Weymouth was central to excise operations for the sea, but the town’s revenue officials had a long and shameful history of ineptitude and corruption. Enter George Whelplay, who in the 16th century failed to make any headway in countering popular local support for smuggling. Originally a London haberdasher, Whelplay came to Dorset to try his fortune as a public informer, and as such could claim a fifty per cent commission on each fine he imposed upon those he caught, but in 1538 he incurred the wrath of smugglers and fellow customs officers alike when he exceeded his remit. Whelplay twice stumbled on a cargo of horses being illegally shipped to France, but instead of coming to his assistance in rounding up the French boats the officials joined a gang of merchants and attacked him.

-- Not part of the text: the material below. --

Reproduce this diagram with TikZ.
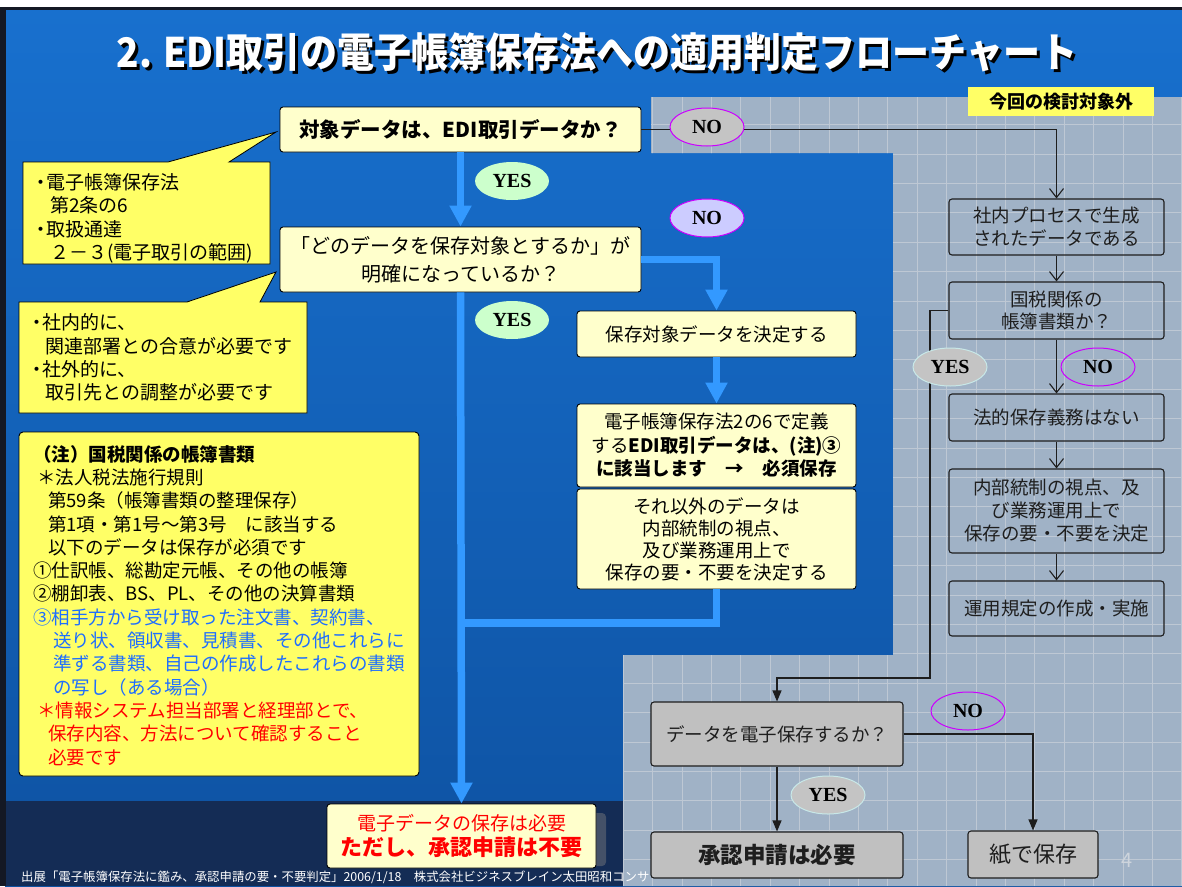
\documentclass[tikz,border=0pt]{standalone}
\usepackage{fontspec}
\setmainfont{Noto Sans CJK JP}
\newfontfamily\ynfont{Liberation Serif}
\usetikzlibrary{arrows.meta,shapes.geometric,calc}
\definecolor{boxy}{RGB}{255,255,204}
\definecolor{cally}{RGB}{255,255,102}
\definecolor{arrowblue}{RGB}{51,153,255}
\definecolor{bgtop}{RGB}{24,112,206}
\definecolor{bgmid}{RGB}{52,138,220}
\definecolor{bgbot}{RGB}{14,82,162}
\definecolor{navy}{RGB}{20,44,85}
\definecolor{frame}{RGB}{20,24,36}
\definecolor{grayregion}{RGB}{160,178,198}
\definecolor{gridline}{RGB}{190,200,212}
\definecolor{ovalgray}{RGB}{196,196,196}
\definecolor{ovalgreen}{RGB}{204,255,204}
\definecolor{ovallav}{RGB}{204,204,255}
\definecolor{mag}{RGB}{204,0,255}
\definecolor{paleedge}{RGB}{200,232,232}
\definecolor{noteblue}{RGB}{30,110,255}
\definecolor{boxgray}{RGB}{192,192,192}
\definecolor{darkline}{RGB}{30,30,30}
\definecolor{pagenum}{RGB}{205,212,220}
\newcommand{\myfs}[2]{\fontsize{#1}{#2}\selectfont}
\newcommand{\titletext}{2. EDI取引の電子帳簿保存法への適用判定フローチャート}
\begin{document}
\begin{tikzpicture}[x=1pt,y=-1pt,
  ybox/.style={draw=black,line width=0.9pt,fill=boxy,rounded corners=3pt,align=center,inner sep=0pt},
  gbox/.style={draw=darkline,line width=1.1pt,rounded corners=3pt,align=center,inner sep=0pt,text=darkline},
  oval/.style={ellipse,minimum width=74pt,minimum height=38pt,inner sep=0pt,font=\ynfont\bfseries\myfs{20}{20}},
  bluearrow/.style={draw=arrowblue,line width=7.5pt,-{Triangle[length=21pt,width=21pt]}},
  blueline/.style={draw=arrowblue,line width=7.5pt},
  openarrow/.style={draw=darkline,line width=1.1pt,-{Straight Barb[length=9pt,width=14pt]}},
  fillarrow/.style={draw=darkline,line width=1.1pt,-{Triangle[length=11pt,width=9pt]}},
]
\useasboundingbox (0,0) rectangle (1182,886);
% background
\fill[white] (0,0) rectangle (1182,886);
\shade[top color=bgtop, middle color=bgmid, bottom color=bgbot] (5,9) rectangle (1182,886);
\fill[frame] (0,7) rectangle (6,886);
\fill[frame] (0,7) rectangle (1182,10);
\fill[navy] (6,801) rectangle (623,886);
% gray region
\fill[grayregion] (651,97) -- (1182,97) -- (1182,886) -- (623,886) -- (623,655) -- (893,655) -- (893,153) -- (651,153) -- cycle;
\begin{scope}
\clip (651,97) -- (1182,97) -- (1182,886) -- (623,886) -- (623,655) -- (893,655) -- (893,153) -- (651,153) -- cycle;
\foreach \k in {-1,0,...,19} \draw[gridline,line width=0.6pt] ({652.5+29.4*\k},90) -- ({652.5+29.4*\k},886);
\foreach \k in {-21,-20,...,8} \draw[gridline,line width=0.6pt] (600,{683+29.4*\k}) -- (1182,{683+29.4*\k});
\end{scope}
\begin{scope}
\clip (0,860) rectangle (651,886);
\node[anchor=west,text=white,font=\myfs{12.4}{14},inner sep=0pt] (foot) at (21,877) {出展「電子帳簿保存法に鑑み、承認申請の要・不要判定」2006/1/18　株式会社ビジネスブレイン太田昭和コンサ};
\end{scope}
% title
\node[font=\bfseries\myfs{37}{37},inner sep=0pt] (title) at (597,54) {\scalebox{1}[1.1]{\makebox[0pt][l]{\hspace{3pt}\raisebox{-3pt}{\color{black}\titletext}}\textcolor{white}{\titletext}}};
\node[fill=cally,minimum width=186pt,minimum height=29pt,inner sep=0pt,font=\bfseries\myfs{18}{18}] (scopelabel) at (1061,101.5) {今回の検討対象外};
% callouts
\path[draw=black,line width=0.8pt,fill=cally] (23,162) -- (168,162) -- (276,132) -- (229,162) -- (270,162) -- (270,264) -- (23,264) -- cycle;
\node[anchor=north west,align=left,inner sep=0pt,font=\myfs{19}{23.3}] (call1) at (36,173.5) {\makebox[10pt][c]{・}電子帳簿保存法\\\hspace*{14pt}第2条の6\\\makebox[10pt][c]{・}取扱通達\\\hspace*{14pt}２－３(電子取引の範囲)};
\path[draw=black,line width=0.8pt,fill=cally] (19,302) -- (187,302) -- (276,272) -- (260,302) -- (307,302) -- (307,413) -- (19,413) -- cycle;
\node[anchor=north west,align=left,inner sep=0pt,font=\myfs{19}{23.3}] (call2) at (32,313.5) {\makebox[10pt][c]{・}社内的に、\\\hspace*{13pt}関連部署との合意が必要です\\\makebox[10pt][c]{・}社外的に、\\\hspace*{13pt}取引先との調整が必要です};
% note box
\draw[black,line width=0.9pt,fill=cally,rounded corners=4pt] (19,432) rectangle (419,776);
\node[anchor=north west,align=left,inner sep=0pt,font=\myfs{18.5}{23.3}] (note) at (33,445) {%
{\bfseries （注）国税関係の帳簿書類}\\
\hspace*{4pt}＊法人税法施行規則\\
\hspace*{15pt}第59条（帳簿書類の整理保存）\\
\hspace*{15pt}第1項・第1号～第3号　に該当する\\
\hspace*{15pt}以下のデータは保存が必須です\\
①仕訳帳、総勘定元帳、その他の帳簿\\
②棚卸表、BS、PL、その他の決算書類\\
{\color{noteblue}③相手方から受け取った注文書、契約書、}\\
{\color{noteblue}\hspace*{20pt}送り状、領収書、見積書、その他これらに}\\
{\color{noteblue}\hspace*{20pt}準ずる書類、自己の作成したこれらの書類}\\
{\color{noteblue}\hspace*{20pt}の写し（ある場合）}\\
{\color{red}\hspace*{4pt}＊情報システム担当部署と経理部とで、}\\
{\color{red}\hspace*{15pt}保存内容、方法について確認すること}\\
{\color{red}\hspace*{15pt}必要です}};
% main flow nodes
\node[ybox,minimum width=361pt,minimum height=45pt,font=\bfseries\myfs{20.5}{24}] (A) at (460.5,129.5) {対象データは、EDI取引データか？};
\node[ybox,minimum width=361pt,minimum height=65pt,font=\myfs{20}{28}] (B) at (460.5,259.5) {「どのデータを保存対象とするか」が\\明確になっているか？};
\node[ybox,minimum width=279pt,minimum height=46pt,font=\myfs{18.5}{22}] (C1) at (716.5,334) {保存対象データを決定する};
\node[ybox,minimum width=279pt,minimum height=83pt,font=\myfs{18.5}{23.5}] (C2) at (716.5,445.5) {電子帳簿保存法2の6で定義\\する{\bfseries EDI取引データは、(注)③}\\{\bfseries に該当します　→　必須保存}};
\node[ybox,minimum width=279pt,minimum height=100pt,font=\myfs{18.5}{22}] (C3) at (716.5,539) {それ以外のデータは\\内部統制の視点、\\及び業務運用上で\\保存の要・不要を決定する};
\fill[gray,opacity=0.45,rounded corners=4pt] (337,813) rectangle (606,866);
\node[ybox,minimum width=269pt,minimum height=64pt,text=red,font=\myfs{19}{25}] (G) at (461.5,836) {電子データの保存は必要\\{\bfseries\myfs{22}{25}ただし、承認申請は不要}};
% right column
\node[gbox,minimum width=215pt,minimum height=56pt,font=\myfs{18.5}{22.5}] (R1) at (1056.5,227) {社内プロセスで生成\\されたデータである};
\node[gbox,minimum width=215pt,minimum height=57pt,font=\myfs{18.5}{22.5}] (R2) at (1056.5,310.5) {国税関係の\\帳簿書類か？};
\node[gbox,minimum width=215pt,minimum height=47pt,font=\myfs{18.5}{22.5}] (R3) at (1056.5,417.5) {法的保存義務はない};
\node[gbox,minimum width=215pt,minimum height=84pt,font=\myfs{18.5}{23}] (R4) at (1056.5,511) {内部統制の視点、及\\び業務運用上で\\保存の要・不要を決定};
\node[gbox,minimum width=215pt,minimum height=55pt,font=\myfs{18.5}{22.5}] (R5) at (1056.5,608.5) {運用規定の作成・実施};
\node[gbox,fill=boxgray,minimum width=252pt,minimum height=64pt,font=\myfs{18.5}{22.5}] (D) at (777,734) {データを電子保存するか？};
\node[gbox,fill=boxgray,minimum width=252pt,minimum height=46pt,font=\bfseries\myfs{22.5}{24}] (E) at (777,855) {承認申請は必要};
\node[gbox,fill=boxgray,minimum width=130pt,minimum height=47pt,font=\myfs{22}{24}] (F) at (1033,854.5) {紙で保存};
\node[text=pagenum,font=\myfs{20}{20}] (pg) at (1127,860) {4};
% blue connectors
\coordinate (join) at (460.5,623);
\draw[bluearrow] (A.south) -- (B.north);
\draw[bluearrow] (B.south) -- (G.north);
\draw[bluearrow] (B.east) -| (C1.north);
\draw[bluearrow] (C1.south) -- (C2.north);
\draw[blueline] (C3.south) |- (join);
% black connectors
\coordinate (ybend) at (930,678);
\draw[openarrow] (A.east) -| (R1.north);
\draw[openarrow] (R1.south) -- (R2.north);
\draw[openarrow] (R2.south) -- (R3.north);
\draw[openarrow] (R3.south) -- (R4.north);
\draw[openarrow] (R4.south) -- (R5.north);
\draw[fillarrow] (R2.west) -| (ybend) -| (D.north);
\draw[fillarrow] (D.south) -- (E.north);
\draw[fillarrow] (D.east) -| (F.north);
% ovals
\node[oval,fill=ovalgreen] (yes1) at (512,181) {YES};
\node[oval,fill=ovalgreen] (yes2) at (512,320) {YES};
\node[oval,fill=ovalgray,draw=mag,line width=1pt] (no1) at (707,127) {NO};
\node[oval,fill=ovallav,draw=mag,line width=1pt] (no2) at (707,218) {NO};
\node[oval,fill=ovalgray,draw=paleedge,line width=1pt] (yes3) at (950,367) {YES};
\node[oval,draw=mag,line width=1pt] (no3) at (1098,367) {NO};
\node[oval,draw=mag,line width=1pt] (no4) at (968,711) {NO};
\node[oval,fill=ovalgray,draw=paleedge,line width=1pt] (yes4) at (828,795) {YES};
\end{tikzpicture}
\end{document}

Around 1830 smuggling reached a climax in the Weymouth area, where, it is said; tunnels were constructed from the harbour to merchant’s houses and even to the residence of King George III. The leading figure in smuggling to be connected with Weymouth was Pierre Latour, otherwise known as French Peter, who functioned as a prominent gang-leader in the town. In Wyke Regis churchyard there is a grave of one William Lewis, a smuggler shot dead by a revenue officer on board the schooner Pigmy.

In conclusion, anyone who has anything to do with Dorset will know of Thomas Hardy, the well-known novelist-poet. Less well known is that Hardy was an authority on smuggling – and not without good reason. His birthplace cottage at Highter Bockhampton was actually a capacious safehouse for smuggled contraband that could accommodate up to 80 casks of brandy. “But this isn’tall.” When a child, Hardy was regaled with smuggling stories from his grandfather and his own father had a manservant who was actually involved in the trade. The Bockhampton cottage lay on the smugglers route between Osmington Mills and their markets in Sherborne and Yeovil.